Show every line containing "this" by copying it.
====== RECORD EXCERPTS ======
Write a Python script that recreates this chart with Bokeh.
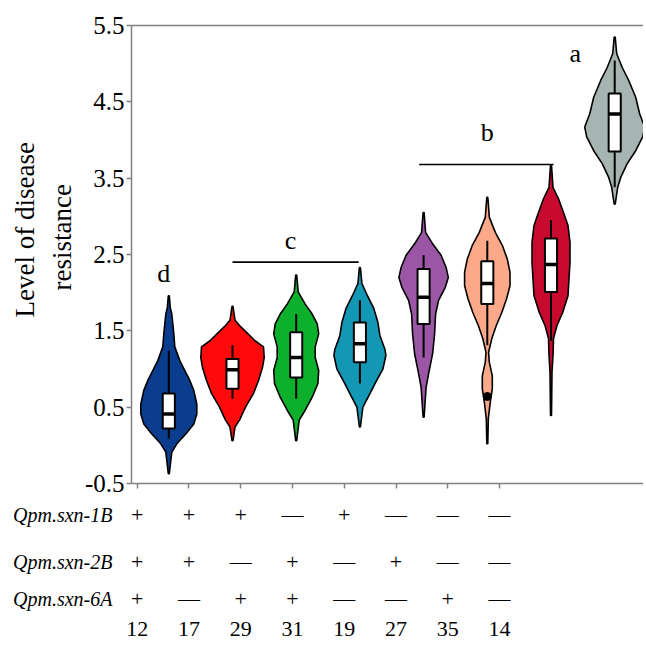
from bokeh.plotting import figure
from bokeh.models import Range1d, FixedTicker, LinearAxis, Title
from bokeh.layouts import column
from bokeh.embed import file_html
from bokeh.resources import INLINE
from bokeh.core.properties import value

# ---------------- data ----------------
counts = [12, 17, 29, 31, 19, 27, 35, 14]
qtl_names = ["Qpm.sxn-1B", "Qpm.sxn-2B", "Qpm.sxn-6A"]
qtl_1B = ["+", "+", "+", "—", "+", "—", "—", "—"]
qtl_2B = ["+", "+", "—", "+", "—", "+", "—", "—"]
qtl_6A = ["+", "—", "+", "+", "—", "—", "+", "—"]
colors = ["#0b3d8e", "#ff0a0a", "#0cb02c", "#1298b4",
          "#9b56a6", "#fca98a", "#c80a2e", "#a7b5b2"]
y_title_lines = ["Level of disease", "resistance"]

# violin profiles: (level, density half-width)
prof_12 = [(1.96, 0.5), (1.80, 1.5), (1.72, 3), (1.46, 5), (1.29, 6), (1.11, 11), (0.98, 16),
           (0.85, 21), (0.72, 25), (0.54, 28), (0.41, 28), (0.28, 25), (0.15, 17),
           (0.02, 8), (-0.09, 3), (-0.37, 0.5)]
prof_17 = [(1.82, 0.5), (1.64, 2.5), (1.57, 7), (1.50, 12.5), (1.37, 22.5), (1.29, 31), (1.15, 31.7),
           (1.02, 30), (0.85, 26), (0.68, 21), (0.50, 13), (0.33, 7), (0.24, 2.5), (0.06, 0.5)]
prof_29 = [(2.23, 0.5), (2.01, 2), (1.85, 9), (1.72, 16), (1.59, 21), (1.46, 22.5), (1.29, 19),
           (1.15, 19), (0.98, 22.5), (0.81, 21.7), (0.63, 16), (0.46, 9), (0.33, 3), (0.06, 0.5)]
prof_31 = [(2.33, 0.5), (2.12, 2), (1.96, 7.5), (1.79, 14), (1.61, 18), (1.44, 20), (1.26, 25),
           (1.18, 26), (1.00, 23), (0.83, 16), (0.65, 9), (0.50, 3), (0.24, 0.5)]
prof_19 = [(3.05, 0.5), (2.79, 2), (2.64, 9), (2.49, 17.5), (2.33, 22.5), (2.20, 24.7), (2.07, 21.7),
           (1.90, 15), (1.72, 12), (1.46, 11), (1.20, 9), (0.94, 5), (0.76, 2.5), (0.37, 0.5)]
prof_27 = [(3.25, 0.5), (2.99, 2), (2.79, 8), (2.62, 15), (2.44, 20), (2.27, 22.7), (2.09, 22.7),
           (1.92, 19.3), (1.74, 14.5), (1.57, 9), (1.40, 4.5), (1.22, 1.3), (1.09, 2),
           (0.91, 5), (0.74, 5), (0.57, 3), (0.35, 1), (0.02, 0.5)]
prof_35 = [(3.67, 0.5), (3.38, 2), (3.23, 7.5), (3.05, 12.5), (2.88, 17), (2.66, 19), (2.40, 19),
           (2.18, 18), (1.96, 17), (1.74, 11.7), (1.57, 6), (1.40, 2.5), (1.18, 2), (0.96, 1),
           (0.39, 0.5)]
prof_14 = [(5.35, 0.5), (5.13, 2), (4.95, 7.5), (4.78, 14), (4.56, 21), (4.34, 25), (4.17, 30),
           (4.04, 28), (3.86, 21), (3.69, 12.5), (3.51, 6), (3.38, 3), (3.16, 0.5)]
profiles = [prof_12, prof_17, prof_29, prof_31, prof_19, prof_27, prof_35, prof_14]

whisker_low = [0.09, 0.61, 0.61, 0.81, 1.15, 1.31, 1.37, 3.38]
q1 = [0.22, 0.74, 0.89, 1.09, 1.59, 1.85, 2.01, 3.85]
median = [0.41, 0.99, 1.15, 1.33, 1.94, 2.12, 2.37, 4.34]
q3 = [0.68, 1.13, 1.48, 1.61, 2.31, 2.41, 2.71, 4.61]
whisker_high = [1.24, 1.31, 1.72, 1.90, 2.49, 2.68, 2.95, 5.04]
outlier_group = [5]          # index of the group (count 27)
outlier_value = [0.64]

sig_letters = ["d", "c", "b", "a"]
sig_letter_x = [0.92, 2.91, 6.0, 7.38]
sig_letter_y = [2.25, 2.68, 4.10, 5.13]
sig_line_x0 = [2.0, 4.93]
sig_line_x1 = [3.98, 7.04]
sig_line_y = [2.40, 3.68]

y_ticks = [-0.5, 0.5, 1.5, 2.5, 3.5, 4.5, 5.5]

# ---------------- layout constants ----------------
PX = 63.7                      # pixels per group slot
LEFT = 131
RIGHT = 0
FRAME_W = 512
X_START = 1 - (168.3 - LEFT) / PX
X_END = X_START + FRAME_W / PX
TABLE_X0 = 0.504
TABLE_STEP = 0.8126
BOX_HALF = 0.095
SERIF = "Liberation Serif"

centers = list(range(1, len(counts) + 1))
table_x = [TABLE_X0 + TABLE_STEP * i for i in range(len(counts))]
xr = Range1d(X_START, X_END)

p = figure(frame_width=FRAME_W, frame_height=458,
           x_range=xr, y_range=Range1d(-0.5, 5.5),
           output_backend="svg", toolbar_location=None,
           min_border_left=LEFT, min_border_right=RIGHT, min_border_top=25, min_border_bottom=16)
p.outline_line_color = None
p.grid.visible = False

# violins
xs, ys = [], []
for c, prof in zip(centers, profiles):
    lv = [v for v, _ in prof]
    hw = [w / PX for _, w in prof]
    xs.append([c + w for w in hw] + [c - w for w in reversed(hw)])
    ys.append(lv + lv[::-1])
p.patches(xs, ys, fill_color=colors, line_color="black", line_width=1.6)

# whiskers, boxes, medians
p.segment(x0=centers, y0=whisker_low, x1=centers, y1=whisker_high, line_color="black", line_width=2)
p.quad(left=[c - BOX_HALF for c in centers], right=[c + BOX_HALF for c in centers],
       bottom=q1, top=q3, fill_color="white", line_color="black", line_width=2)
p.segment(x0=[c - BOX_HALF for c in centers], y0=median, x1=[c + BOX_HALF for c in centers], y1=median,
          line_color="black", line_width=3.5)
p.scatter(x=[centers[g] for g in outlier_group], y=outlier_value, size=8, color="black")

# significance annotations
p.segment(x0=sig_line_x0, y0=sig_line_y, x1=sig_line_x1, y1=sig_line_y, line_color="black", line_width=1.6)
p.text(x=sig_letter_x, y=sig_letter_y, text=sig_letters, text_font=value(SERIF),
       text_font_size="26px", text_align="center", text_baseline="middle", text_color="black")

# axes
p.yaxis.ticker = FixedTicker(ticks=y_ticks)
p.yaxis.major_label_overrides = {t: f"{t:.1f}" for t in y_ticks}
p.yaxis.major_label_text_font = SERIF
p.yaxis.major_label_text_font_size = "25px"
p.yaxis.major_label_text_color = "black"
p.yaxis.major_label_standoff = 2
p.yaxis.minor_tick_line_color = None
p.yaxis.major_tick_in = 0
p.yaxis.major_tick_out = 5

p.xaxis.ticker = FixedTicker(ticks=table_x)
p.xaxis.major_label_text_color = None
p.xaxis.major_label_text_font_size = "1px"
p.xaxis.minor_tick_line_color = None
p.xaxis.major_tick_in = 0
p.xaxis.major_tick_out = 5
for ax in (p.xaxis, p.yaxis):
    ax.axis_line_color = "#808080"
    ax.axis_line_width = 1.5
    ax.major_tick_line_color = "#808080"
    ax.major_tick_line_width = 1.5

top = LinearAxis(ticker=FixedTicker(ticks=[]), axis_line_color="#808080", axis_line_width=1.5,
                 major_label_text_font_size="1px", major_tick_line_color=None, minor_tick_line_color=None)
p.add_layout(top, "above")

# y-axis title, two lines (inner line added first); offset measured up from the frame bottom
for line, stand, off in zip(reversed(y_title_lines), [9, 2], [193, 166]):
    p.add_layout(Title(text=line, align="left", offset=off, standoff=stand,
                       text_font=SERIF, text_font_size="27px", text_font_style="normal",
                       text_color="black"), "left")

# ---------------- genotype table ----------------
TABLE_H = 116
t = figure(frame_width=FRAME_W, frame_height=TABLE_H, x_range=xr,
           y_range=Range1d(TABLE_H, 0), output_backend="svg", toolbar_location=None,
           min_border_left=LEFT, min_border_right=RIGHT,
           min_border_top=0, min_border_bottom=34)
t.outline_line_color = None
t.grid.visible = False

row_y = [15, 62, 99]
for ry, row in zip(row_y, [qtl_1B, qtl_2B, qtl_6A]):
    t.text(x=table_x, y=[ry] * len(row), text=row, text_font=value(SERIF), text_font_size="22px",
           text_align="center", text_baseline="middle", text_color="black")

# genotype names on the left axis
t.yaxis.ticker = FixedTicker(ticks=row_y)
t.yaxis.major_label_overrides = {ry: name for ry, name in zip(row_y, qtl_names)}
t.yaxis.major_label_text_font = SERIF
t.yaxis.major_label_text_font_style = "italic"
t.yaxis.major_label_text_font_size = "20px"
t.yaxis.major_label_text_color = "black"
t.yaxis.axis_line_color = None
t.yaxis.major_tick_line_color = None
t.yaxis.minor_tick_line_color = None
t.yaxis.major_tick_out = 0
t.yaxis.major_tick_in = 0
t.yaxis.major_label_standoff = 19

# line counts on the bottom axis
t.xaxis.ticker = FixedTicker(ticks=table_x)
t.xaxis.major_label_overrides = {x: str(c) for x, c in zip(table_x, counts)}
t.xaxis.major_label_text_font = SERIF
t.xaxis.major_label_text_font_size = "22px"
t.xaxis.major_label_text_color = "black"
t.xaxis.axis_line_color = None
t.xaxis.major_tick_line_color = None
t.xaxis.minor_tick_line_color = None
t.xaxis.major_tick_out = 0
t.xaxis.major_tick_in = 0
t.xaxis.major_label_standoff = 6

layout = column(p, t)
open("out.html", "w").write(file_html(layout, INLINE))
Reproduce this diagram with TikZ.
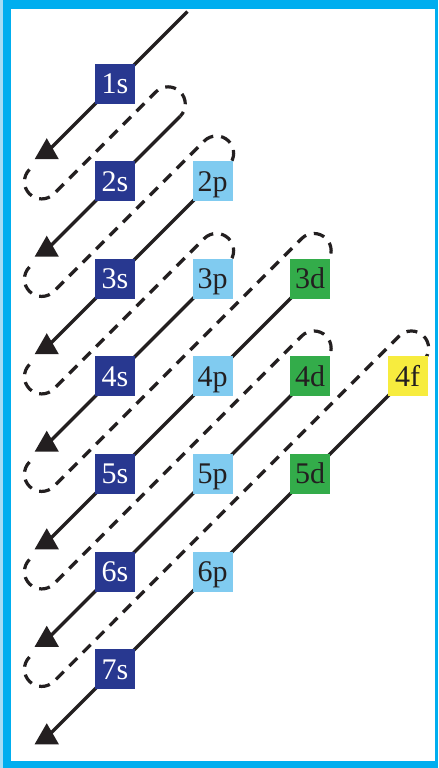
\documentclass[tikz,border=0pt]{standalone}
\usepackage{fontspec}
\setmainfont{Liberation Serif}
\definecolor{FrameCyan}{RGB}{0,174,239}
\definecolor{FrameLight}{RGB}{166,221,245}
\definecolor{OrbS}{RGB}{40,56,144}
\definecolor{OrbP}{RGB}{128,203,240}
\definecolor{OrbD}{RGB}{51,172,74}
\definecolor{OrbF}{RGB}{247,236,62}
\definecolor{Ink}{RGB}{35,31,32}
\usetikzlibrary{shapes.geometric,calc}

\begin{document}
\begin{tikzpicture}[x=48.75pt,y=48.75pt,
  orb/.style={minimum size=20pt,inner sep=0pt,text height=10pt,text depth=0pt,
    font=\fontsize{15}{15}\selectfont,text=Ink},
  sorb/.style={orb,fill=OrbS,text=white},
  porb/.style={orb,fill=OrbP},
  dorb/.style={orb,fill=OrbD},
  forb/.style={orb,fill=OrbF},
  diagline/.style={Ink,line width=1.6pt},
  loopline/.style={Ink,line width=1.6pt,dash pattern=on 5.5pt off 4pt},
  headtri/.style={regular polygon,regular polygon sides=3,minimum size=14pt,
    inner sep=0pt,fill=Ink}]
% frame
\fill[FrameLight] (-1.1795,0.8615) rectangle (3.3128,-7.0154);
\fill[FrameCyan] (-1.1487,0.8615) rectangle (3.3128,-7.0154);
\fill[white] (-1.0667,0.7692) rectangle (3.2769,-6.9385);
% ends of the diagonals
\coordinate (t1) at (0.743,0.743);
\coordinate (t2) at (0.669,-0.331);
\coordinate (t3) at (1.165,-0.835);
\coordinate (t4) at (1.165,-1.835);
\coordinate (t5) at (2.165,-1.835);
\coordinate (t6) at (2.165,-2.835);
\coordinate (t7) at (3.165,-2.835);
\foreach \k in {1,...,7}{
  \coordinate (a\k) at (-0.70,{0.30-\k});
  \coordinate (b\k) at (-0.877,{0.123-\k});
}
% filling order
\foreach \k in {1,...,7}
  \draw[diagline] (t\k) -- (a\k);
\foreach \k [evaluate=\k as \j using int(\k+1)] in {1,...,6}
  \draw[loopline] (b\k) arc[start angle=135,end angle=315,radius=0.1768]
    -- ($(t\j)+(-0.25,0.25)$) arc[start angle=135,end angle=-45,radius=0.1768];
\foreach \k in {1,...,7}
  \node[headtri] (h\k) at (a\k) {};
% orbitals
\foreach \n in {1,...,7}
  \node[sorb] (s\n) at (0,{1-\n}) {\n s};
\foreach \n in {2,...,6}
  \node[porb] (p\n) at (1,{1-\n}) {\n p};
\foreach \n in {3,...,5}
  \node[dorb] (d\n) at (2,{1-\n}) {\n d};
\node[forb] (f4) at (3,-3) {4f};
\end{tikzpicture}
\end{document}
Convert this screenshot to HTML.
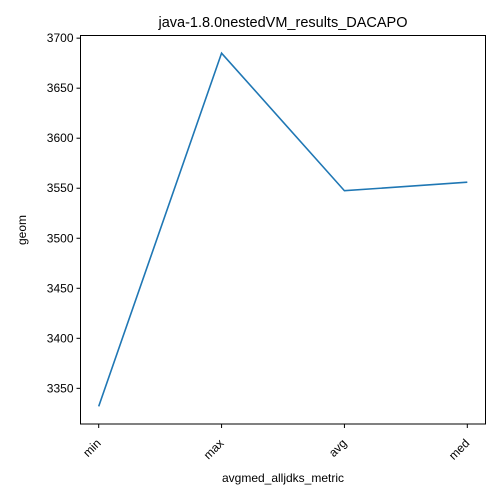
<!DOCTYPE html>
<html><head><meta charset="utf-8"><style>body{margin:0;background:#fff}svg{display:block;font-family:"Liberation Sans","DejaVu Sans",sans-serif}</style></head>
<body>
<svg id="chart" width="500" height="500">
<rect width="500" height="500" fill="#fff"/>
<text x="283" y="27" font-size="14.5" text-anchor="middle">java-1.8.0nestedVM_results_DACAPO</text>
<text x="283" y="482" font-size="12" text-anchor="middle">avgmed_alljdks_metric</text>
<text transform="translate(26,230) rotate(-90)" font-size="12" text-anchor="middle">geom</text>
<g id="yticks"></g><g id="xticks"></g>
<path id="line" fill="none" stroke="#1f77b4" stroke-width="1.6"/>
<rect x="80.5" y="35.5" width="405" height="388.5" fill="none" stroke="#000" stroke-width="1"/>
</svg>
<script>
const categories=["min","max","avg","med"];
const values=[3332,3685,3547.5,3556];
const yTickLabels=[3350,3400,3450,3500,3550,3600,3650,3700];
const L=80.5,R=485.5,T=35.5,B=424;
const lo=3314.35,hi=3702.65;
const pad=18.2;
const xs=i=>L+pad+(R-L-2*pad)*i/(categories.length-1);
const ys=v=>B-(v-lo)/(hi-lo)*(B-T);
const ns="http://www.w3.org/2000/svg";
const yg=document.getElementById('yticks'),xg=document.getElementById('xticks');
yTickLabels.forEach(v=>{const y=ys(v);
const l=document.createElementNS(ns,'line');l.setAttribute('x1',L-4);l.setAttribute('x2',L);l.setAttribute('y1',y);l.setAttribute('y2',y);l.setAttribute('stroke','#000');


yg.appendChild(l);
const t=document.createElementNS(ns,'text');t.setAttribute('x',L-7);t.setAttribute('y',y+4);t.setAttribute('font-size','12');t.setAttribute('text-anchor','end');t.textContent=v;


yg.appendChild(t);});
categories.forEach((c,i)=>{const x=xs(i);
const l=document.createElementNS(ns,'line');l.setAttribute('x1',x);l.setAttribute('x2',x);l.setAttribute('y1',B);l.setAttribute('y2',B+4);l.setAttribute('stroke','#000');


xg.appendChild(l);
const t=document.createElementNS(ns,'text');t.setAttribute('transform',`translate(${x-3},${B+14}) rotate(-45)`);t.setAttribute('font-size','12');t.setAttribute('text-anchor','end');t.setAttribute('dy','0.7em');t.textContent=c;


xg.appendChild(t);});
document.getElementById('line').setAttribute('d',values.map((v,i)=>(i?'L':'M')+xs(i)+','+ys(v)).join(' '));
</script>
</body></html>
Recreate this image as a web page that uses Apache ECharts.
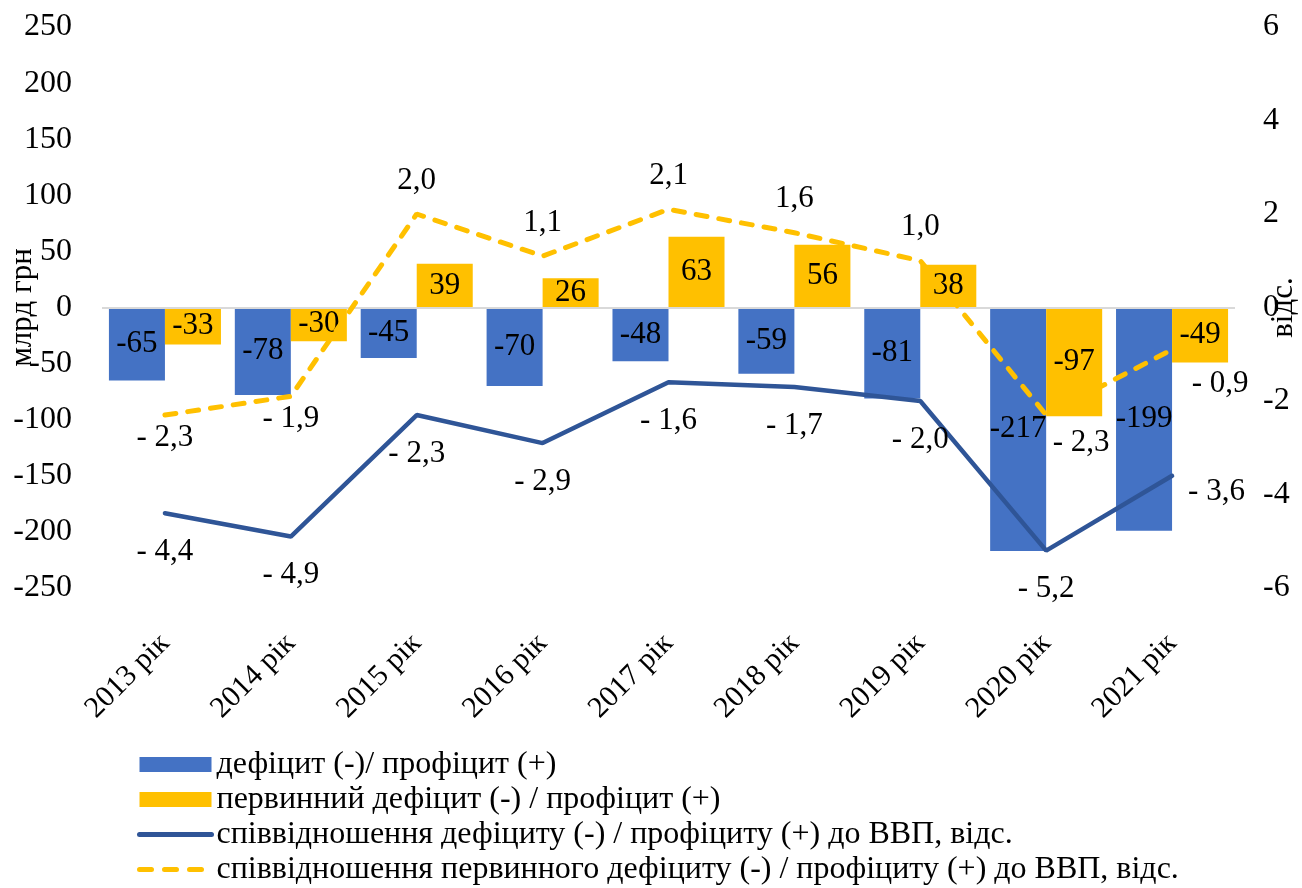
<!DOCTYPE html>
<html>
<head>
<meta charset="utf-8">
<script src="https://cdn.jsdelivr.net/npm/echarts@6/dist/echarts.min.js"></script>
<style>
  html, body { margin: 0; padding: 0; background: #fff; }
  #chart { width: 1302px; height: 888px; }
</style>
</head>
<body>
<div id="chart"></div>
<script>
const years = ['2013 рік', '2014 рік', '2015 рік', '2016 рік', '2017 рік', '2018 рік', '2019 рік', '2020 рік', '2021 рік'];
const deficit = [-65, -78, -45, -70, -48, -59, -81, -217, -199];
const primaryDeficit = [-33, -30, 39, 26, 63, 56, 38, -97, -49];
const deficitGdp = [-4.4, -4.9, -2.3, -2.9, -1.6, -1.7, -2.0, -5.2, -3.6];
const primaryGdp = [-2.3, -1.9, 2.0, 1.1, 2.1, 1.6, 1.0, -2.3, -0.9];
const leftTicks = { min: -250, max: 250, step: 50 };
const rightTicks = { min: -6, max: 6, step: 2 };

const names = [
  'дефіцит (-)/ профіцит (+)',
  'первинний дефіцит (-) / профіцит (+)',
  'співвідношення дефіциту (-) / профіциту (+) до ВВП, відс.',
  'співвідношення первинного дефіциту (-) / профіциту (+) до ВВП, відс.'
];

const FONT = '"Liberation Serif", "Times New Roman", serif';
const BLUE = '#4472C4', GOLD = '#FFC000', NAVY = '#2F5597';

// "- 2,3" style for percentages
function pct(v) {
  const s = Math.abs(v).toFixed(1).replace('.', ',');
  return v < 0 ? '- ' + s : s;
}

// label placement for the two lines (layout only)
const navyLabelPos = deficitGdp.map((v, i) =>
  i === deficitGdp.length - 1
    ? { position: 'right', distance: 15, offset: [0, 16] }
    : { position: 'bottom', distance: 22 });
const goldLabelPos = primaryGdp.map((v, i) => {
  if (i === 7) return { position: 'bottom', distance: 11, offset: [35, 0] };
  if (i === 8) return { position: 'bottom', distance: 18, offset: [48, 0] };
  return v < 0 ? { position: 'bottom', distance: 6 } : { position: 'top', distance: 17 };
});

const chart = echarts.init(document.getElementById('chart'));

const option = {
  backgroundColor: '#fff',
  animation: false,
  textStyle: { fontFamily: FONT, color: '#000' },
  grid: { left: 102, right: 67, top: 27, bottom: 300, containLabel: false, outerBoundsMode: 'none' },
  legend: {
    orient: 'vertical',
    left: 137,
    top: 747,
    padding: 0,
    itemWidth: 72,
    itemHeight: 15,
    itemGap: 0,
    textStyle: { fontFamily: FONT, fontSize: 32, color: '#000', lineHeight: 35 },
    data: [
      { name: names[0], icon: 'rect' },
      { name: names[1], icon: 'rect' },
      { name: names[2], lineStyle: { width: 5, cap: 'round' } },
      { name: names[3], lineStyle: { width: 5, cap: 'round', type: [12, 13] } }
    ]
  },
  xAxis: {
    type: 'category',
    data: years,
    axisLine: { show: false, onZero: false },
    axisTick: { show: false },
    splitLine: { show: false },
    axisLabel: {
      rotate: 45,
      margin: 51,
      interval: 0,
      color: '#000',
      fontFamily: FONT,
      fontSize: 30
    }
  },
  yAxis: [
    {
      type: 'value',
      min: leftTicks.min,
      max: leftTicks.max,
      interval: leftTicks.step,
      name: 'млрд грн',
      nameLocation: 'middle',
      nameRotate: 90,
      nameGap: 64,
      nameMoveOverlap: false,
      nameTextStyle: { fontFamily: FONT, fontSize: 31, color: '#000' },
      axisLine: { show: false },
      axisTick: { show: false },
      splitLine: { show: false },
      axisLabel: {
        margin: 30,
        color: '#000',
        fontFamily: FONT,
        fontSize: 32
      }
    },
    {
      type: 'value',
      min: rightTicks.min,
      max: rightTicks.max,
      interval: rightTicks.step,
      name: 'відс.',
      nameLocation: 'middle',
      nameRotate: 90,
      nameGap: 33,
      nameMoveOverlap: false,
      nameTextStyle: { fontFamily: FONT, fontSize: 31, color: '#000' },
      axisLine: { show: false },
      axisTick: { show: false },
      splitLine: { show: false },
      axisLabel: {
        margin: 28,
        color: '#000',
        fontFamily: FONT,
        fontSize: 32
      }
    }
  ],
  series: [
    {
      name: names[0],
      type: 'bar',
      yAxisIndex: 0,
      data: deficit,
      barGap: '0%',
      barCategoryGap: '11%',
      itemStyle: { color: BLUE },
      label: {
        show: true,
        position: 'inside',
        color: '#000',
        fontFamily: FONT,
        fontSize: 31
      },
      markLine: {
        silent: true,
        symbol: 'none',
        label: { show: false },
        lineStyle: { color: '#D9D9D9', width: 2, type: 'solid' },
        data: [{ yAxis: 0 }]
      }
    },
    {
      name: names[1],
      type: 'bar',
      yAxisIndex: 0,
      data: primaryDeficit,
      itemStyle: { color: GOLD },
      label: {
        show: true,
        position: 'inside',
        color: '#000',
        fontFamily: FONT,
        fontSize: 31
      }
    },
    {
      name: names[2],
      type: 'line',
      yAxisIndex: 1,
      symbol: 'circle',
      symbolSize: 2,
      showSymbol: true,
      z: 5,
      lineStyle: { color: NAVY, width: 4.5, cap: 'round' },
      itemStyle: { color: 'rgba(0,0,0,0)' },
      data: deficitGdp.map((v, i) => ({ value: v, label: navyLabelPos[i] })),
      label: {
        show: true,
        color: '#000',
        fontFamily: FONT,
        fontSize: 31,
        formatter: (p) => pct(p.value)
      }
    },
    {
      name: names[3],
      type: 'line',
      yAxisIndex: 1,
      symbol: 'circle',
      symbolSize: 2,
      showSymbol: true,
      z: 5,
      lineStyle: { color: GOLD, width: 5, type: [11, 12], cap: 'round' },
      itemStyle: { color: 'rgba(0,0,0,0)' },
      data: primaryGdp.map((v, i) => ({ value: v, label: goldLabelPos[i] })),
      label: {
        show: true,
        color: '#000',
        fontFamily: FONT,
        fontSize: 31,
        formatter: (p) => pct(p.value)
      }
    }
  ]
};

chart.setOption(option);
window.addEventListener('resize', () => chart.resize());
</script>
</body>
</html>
======
(WRITTEN RESPONSE)
Write a Python script that recreates this chart with Bokeh.
Reproduce this diagram with TikZ.
Convert this screenshot to HTML.
Recreate this image as a web page that uses Apache ECharts.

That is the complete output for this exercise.